Gaetano Donizettis „Don Pasquale“ im Deutschen Nationaltheater

Von Johannes Weiß

Der Greis ist heiß. Foto: Anke Neugebauer

Eine Überraschung erlebt der nichtsahnende Besucher des Weimarer „Don Pasquale“ bereits dann, wenn die Titelfigur zum ersten Mal den Mund aufmacht. Man singt deutsch. Zugegebenermaßen lässt sich durch den Verzicht auf die sonst übliche Übersetzung in Untertiteln der mitunter turbulente Handlungsverlauf dieser „opera buffa“ Donizettis leichter verfolgen – zumal die Sänger im Allgemeinen gut zu verstehen sind.

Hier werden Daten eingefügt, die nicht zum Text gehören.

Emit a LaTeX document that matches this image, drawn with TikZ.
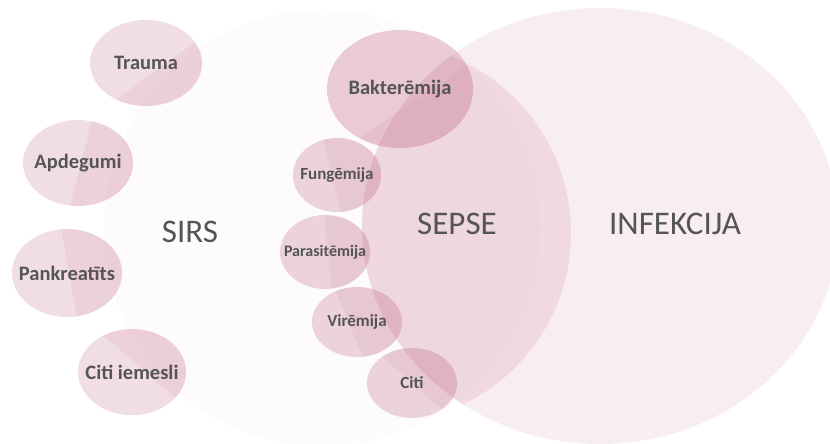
\documentclass[tikz,border=0pt]{standalone}
\usepackage{fontspec}
\setmainfont{Carlito}
\usetikzlibrary{calc}
\definecolor{mauve}{RGB}{208,138,158}
\definecolor{sirsbg}{RGB}{253,251,252}
\definecolor{txt}{RGB}{85,85,85}
\tikzset{
  blobfill/.style={fill=mauve},
  blobdark/.style={fill=mauve, fill opacity=0.15},
  lbl/.style={text=txt, font=\bfseries, inner sep=0pt},
  big/.style={text=txt, font=\fontsize{33}{36}\selectfont, inner sep=0pt},
}
% #1 name, #2 x, #3 y, #4 rx, #5 ry, #6 split angle, #7 split offset, #8 opacity, #9 text
\newcommand\blob[9]{%
  \path[blobfill, fill opacity=#8, path picture={%
      \fill[blobdark] ($(#2,#3)+(#6:#7)$) ++(#6+90:200) -- ++(#6:200) -- ++(#6-90:400) -- ++(#6+180:200) -- cycle;}]
    (#2,#3) ellipse [x radius=#4, y radius=#5];
  \node[lbl] (#1) at (#2,#3) {#9};}
\newcommand\fsA{\fontsize{20.5}{22}\selectfont}
\newcommand\fsB{\fontsize{17}{19}\selectfont}
\newcommand\fsC{\fontsize{16}{18}\selectfont}
\begin{document}
\begin{tikzpicture}[x=1pt,y=-1pt]
\fill[white] (0,0) rectangle (830,444);
\useasboundingbox (0,0) rectangle (830,444);
% SIRS (faint)
\fill[sirsbg] (322,228) circle [radius=218];
% INFEKCIJA
\fill[mauve, fill opacity=0.14] (600,226) ellipse [x radius=238, y radius=218];
% SEPSE (overlap)
\begin{scope}
  \clip (600,226) ellipse [x radius=238, y radius=218];
  \fill[mauve, fill opacity=0.2] (381,233) circle [radius=190];
\end{scope}
% causes
\blob{trauma}{146}{63}{56}{43}{54}{12}{0.28}{\fsA Trauma}
\blob{apdegumi}{78}{163}{55}{43}{14}{3}{0.28}{\fsA Apdegumi}
\blob{pankreatits}{67}{273}{55}{44}{-10}{2}{0.28}{\fsA Pankreatīts}
\blob{citiiemesli}{132}{372}{54}{43}{-49}{9}{0.28}{\fsA Citi iemesli}
\blob{bakteremija}{400}{89}{73}{59}{56}{18}{0.42}{\fsA Bakterēmija}
\blob{fungemija}{337}{175}{44}{37}{-14}{-5}{0.36}{\fsB Fungēmija}
\blob{parasitemija}{325}{252}{45}{37}{-6}{3}{0.36}{\fsC Parasitēmija}
\blob{viremija}{357}{322}{45}{35}{-22}{-8}{0.36}{\fsB Virēmija}
\blob{citi}{412}{383}{45}{35}{-49}{0}{0.36}{\fsB Citi}
% main labels
\node[big] (sirs) at (190,232) {SIRS};
\node[big] (sepse) at (457,224) {SEPSE};
\node[big] (infekcija) at (675,224) {INFEKCIJA};
\end{tikzpicture}
\end{document}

Dennoch bleiben gewisse Zweifel übrig, ob Operntexte ähnlich wie Gedichte nicht grundsätzlich unübersetzbar seien und ob daher solch schwerwiegende Eingriffe ins Originalwerk überhaupt Sinn ergeben können. Auch in anderer Hinsicht geht die Inszenierung, die am vergangenen Samstag ihre Premiere am Deutschen Nationaltheater Weimar feierte, durchaus frei mit der Vorlage um. Das Regieteam um Roy Rallo legt einen besonderen Akzent auf die Situation des alten Menschen Don Pasquale (Damon Nestor Ploumis), der es seinem Neffen Ernesto (Uwe Stickert) noch mal richtig zeigen will und heimlich Heiratspläne schmiedet.